Exercise aim> From the listing below, pull out every line where the string "this" appears.

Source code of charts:

* begin *

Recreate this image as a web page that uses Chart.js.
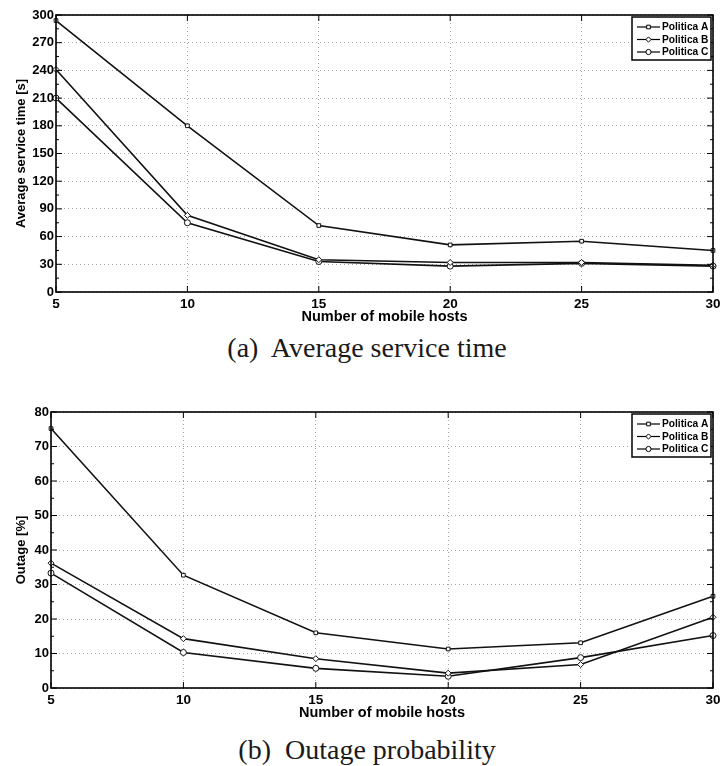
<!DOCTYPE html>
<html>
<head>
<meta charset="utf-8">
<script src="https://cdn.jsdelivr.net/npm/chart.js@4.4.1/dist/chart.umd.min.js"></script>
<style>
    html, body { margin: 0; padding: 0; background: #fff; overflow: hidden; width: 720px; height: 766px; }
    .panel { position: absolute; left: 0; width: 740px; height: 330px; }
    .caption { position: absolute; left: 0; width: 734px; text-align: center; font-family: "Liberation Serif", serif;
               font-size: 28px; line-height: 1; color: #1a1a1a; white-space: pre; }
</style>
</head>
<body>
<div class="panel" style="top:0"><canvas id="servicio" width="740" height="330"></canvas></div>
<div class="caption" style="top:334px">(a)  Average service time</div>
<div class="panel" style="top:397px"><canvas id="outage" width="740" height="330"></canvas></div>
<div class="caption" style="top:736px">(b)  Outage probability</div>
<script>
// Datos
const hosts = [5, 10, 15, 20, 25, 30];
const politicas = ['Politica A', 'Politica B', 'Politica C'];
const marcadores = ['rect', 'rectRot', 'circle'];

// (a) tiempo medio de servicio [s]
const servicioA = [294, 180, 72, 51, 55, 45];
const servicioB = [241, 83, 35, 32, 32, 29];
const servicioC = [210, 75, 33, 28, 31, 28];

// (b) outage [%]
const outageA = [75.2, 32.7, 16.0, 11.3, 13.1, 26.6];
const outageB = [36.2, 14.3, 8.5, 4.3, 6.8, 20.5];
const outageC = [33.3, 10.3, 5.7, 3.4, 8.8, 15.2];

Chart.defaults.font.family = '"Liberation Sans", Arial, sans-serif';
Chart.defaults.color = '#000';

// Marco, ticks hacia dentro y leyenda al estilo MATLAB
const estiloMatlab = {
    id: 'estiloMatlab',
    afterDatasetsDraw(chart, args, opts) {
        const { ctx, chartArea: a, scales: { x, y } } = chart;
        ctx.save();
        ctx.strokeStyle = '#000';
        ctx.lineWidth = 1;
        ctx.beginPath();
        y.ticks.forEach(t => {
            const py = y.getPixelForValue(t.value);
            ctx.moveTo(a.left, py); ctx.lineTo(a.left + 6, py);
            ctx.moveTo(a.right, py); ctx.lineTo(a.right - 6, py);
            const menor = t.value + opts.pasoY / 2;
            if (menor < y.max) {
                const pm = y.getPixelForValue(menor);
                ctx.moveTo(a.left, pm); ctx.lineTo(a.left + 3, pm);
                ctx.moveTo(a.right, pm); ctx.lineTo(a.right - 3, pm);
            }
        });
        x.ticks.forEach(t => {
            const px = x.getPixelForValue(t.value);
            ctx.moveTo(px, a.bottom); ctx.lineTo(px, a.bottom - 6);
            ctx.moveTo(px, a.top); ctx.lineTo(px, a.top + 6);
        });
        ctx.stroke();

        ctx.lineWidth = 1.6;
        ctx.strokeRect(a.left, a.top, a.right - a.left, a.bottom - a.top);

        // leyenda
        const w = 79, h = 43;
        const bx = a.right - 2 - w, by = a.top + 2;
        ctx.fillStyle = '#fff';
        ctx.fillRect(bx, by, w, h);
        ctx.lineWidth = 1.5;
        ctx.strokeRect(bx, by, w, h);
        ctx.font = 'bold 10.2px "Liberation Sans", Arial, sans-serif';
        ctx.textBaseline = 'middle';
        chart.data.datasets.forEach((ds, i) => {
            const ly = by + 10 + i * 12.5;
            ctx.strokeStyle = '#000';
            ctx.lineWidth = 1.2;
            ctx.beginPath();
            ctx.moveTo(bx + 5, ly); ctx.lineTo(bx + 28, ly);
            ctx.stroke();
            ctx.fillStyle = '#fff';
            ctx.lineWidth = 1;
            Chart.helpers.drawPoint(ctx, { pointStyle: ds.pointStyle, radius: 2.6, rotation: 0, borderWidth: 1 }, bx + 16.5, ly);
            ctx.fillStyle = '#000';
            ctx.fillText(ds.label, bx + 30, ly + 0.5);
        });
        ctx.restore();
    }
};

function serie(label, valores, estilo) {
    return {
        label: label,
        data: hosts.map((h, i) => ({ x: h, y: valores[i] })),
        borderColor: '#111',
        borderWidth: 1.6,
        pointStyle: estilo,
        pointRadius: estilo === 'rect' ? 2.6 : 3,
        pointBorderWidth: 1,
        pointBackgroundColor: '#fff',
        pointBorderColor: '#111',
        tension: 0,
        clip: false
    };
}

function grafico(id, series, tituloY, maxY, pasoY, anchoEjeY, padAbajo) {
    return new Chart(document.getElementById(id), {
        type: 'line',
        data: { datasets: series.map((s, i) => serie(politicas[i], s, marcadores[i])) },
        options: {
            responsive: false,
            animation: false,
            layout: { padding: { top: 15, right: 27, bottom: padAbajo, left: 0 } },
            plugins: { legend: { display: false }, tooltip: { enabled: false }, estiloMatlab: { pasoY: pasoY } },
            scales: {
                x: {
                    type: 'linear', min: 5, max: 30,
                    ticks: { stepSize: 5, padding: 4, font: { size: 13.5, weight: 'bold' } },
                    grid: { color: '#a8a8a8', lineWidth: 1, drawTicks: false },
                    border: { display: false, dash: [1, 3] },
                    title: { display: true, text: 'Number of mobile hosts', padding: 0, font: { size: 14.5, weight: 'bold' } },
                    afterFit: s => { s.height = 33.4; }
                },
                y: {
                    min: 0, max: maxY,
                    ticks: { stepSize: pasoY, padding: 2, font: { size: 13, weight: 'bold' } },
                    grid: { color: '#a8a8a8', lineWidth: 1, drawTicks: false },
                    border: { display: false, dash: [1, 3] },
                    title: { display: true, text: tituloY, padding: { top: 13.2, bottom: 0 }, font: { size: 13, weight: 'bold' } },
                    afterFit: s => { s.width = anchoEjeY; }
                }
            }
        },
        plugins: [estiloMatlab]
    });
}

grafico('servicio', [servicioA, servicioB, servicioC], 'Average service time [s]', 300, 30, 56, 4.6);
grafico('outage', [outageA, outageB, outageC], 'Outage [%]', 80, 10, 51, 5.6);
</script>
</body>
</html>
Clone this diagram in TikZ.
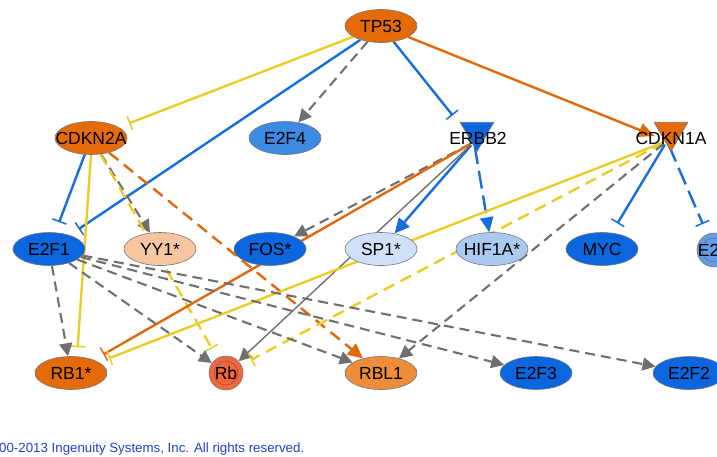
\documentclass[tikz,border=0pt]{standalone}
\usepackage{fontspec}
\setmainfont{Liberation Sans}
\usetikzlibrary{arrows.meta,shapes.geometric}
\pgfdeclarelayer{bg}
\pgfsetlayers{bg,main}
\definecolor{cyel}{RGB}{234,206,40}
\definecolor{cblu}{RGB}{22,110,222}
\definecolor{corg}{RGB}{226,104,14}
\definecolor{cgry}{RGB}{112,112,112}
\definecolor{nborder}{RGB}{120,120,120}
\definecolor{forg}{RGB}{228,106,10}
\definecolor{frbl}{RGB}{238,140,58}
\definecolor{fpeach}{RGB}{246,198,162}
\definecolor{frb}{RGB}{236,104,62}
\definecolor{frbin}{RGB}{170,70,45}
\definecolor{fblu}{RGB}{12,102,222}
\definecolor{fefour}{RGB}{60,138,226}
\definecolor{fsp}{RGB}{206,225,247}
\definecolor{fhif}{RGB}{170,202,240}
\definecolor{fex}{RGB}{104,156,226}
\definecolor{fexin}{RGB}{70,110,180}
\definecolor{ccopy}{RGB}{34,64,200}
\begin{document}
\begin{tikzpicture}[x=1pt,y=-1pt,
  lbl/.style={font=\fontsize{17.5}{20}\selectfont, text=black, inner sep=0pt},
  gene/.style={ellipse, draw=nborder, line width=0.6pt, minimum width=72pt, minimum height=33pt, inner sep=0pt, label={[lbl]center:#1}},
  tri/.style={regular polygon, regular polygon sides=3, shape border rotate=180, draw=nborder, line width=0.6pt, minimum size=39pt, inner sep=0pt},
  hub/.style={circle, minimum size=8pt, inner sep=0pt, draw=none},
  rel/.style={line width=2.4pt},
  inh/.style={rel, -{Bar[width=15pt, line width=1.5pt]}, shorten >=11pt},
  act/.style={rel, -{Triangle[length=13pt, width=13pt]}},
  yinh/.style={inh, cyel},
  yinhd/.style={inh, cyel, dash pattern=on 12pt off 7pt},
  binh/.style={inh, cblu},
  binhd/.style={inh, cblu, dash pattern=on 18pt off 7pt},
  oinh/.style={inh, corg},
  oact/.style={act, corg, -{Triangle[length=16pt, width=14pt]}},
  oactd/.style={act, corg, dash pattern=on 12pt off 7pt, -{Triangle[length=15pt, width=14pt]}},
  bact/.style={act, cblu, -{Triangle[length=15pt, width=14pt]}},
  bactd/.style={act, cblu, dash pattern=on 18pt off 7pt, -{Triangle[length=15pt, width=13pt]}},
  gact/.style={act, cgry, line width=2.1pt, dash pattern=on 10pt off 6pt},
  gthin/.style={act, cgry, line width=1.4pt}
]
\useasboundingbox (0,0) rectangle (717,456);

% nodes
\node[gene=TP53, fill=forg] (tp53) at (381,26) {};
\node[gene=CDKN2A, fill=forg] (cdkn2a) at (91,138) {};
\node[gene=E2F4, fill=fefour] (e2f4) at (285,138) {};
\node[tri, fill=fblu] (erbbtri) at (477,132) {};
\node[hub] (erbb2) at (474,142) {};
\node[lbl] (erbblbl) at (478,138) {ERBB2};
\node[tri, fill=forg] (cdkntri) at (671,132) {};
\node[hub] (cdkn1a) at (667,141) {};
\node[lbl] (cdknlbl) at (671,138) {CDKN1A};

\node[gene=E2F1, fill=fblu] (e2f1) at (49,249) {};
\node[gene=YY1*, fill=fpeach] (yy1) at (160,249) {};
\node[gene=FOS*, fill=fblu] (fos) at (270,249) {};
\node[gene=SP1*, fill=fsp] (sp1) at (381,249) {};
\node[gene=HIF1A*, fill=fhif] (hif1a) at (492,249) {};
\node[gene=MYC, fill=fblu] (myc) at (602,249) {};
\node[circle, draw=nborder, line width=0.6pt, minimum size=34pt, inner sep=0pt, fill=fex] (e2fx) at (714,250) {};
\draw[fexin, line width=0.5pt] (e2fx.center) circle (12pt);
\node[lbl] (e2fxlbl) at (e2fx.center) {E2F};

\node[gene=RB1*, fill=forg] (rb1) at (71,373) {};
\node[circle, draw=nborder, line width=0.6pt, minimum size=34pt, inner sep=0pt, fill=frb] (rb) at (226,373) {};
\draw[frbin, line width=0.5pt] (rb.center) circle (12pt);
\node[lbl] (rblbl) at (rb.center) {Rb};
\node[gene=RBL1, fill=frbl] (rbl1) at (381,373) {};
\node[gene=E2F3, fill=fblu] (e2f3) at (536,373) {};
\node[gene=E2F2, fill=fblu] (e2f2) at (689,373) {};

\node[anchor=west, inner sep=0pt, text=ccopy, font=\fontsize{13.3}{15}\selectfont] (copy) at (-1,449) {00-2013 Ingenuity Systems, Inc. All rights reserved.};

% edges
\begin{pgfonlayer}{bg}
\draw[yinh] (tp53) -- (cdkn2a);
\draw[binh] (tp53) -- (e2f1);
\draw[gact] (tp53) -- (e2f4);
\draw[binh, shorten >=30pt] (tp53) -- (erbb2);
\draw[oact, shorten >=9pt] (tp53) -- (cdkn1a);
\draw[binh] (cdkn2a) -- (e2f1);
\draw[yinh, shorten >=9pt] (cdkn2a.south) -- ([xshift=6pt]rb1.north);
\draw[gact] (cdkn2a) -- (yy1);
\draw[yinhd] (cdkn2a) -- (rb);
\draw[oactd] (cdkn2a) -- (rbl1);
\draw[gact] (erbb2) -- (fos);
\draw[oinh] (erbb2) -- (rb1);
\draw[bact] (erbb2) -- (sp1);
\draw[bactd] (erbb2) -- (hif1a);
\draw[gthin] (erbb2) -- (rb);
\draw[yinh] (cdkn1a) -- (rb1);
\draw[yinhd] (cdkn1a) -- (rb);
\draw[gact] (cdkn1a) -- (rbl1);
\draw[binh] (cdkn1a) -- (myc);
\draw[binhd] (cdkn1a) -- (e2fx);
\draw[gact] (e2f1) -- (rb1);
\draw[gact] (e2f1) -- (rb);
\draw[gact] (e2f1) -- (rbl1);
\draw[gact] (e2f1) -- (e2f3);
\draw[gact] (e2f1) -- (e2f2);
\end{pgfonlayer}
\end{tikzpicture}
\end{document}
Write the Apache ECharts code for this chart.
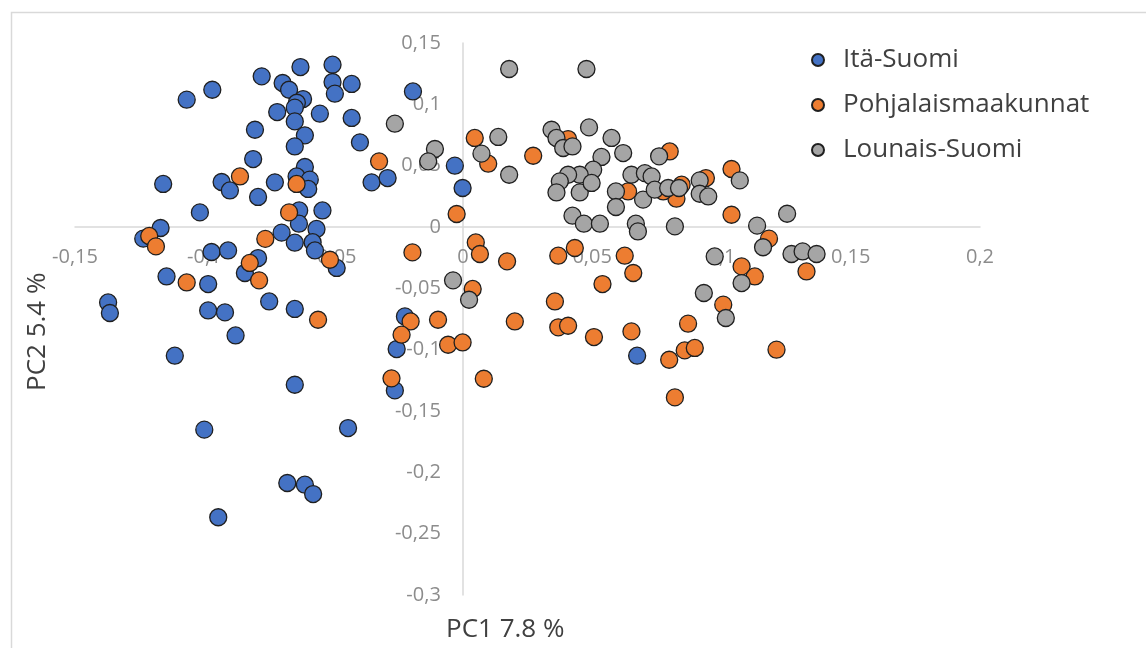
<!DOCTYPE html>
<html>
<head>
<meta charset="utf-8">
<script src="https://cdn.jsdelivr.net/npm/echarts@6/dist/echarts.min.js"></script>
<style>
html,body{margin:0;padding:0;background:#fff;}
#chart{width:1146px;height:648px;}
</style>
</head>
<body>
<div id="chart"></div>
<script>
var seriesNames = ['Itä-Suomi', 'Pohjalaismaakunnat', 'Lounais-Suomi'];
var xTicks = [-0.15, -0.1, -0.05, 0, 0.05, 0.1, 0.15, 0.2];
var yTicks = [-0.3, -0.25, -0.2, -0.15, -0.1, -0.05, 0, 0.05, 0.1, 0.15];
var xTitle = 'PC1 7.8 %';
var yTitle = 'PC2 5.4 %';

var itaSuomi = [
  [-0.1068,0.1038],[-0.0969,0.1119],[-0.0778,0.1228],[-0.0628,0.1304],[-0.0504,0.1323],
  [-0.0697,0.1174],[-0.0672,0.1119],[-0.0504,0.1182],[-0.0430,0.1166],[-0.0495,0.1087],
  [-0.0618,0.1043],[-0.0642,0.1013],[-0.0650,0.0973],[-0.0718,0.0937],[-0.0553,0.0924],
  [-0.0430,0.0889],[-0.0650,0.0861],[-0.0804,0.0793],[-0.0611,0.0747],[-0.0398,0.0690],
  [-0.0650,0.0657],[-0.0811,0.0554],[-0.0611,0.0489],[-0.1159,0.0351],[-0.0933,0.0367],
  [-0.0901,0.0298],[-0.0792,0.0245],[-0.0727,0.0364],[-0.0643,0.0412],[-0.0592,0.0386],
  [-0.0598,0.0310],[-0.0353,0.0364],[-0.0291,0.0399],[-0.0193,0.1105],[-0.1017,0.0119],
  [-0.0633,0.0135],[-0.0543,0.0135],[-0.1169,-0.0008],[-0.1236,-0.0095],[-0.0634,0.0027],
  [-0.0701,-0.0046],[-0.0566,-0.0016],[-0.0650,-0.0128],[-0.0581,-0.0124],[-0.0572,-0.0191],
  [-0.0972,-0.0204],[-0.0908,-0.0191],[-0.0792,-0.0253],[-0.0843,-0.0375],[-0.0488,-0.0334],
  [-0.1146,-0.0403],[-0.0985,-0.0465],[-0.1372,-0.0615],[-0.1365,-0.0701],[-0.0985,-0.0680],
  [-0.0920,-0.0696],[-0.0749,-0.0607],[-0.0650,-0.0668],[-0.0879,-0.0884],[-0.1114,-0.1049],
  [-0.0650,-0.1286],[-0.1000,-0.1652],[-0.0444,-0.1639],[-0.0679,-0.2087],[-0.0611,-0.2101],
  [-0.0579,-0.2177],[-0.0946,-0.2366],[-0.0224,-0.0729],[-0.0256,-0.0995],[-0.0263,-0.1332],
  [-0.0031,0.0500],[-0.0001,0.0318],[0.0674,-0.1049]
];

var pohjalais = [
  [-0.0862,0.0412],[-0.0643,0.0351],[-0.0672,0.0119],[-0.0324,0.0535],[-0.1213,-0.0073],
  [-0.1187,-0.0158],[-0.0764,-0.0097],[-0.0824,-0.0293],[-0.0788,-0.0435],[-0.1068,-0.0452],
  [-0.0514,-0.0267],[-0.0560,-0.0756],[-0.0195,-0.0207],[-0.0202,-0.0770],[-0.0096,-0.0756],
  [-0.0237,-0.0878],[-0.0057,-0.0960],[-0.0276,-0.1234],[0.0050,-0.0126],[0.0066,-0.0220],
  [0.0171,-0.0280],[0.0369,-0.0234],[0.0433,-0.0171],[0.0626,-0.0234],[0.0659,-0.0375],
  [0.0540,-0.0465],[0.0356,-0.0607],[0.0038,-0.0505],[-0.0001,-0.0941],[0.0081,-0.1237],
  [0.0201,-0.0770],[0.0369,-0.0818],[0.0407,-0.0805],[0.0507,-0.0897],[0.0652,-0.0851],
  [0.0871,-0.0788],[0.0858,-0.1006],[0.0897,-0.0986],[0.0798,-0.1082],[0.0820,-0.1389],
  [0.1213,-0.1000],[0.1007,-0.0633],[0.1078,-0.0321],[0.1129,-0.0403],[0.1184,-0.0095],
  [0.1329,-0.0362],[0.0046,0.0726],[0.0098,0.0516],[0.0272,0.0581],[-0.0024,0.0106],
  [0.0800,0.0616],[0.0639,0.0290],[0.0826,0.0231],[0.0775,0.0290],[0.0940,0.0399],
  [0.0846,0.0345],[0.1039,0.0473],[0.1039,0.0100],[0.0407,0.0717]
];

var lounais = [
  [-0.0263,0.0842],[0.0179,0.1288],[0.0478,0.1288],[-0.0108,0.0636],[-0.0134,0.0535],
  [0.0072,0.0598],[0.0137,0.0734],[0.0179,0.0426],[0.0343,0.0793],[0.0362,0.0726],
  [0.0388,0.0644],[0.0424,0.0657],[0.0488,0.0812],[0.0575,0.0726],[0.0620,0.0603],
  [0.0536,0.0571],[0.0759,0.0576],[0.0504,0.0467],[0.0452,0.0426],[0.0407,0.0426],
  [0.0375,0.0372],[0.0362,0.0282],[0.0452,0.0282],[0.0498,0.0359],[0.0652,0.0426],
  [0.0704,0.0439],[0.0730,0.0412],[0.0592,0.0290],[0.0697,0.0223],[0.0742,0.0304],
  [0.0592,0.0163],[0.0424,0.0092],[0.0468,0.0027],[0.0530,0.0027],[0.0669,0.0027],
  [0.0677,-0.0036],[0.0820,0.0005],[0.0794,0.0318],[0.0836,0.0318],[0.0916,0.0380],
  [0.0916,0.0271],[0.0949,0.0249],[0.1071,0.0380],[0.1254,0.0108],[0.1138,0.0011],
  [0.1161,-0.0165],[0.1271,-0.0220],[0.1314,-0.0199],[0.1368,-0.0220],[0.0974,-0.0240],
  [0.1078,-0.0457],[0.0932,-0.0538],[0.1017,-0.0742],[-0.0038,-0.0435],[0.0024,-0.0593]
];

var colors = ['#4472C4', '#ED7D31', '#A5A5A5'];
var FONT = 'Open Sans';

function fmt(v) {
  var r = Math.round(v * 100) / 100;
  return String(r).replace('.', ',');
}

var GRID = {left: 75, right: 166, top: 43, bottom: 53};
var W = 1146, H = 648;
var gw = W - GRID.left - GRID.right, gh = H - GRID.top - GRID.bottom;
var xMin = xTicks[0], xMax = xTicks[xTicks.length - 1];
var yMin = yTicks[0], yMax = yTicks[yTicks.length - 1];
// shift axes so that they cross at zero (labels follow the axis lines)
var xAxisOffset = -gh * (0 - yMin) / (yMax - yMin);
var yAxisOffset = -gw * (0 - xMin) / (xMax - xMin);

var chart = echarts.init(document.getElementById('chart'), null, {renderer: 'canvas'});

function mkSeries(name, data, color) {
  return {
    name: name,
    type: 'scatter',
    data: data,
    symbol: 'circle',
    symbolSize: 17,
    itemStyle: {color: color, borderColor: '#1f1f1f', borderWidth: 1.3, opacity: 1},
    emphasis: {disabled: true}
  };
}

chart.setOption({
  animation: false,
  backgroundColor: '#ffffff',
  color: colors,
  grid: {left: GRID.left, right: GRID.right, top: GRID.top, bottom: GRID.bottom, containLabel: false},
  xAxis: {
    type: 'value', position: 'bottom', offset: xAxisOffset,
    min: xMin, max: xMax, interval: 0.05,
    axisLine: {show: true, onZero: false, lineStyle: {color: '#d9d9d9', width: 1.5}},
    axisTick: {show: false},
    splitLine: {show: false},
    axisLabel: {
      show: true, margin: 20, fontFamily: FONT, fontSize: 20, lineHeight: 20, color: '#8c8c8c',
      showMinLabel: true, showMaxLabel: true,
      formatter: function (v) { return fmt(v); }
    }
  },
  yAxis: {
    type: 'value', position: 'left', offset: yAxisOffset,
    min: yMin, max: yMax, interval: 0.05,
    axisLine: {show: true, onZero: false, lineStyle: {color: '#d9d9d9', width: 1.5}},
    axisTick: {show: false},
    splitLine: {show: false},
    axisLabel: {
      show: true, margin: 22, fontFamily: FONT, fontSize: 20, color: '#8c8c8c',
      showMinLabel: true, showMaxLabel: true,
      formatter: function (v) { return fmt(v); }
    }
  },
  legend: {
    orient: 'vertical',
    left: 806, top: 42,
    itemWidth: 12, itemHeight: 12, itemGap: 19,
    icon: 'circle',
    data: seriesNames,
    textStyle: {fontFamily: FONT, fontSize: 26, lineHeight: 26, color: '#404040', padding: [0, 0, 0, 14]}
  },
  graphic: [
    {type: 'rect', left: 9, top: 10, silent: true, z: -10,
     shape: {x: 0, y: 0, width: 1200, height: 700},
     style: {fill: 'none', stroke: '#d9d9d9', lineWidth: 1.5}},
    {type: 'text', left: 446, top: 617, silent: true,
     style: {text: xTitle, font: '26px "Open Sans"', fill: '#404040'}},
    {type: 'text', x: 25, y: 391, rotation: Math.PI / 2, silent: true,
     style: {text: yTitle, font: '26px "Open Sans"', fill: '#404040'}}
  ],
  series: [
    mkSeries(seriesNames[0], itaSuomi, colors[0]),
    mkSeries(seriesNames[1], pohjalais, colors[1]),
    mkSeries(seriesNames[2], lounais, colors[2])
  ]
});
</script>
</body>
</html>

* end *

Written reply>
Recreate this image as a web page that uses Chart.js.
Clone this diagram in TikZ.
Write the Apache ECharts code for this chart.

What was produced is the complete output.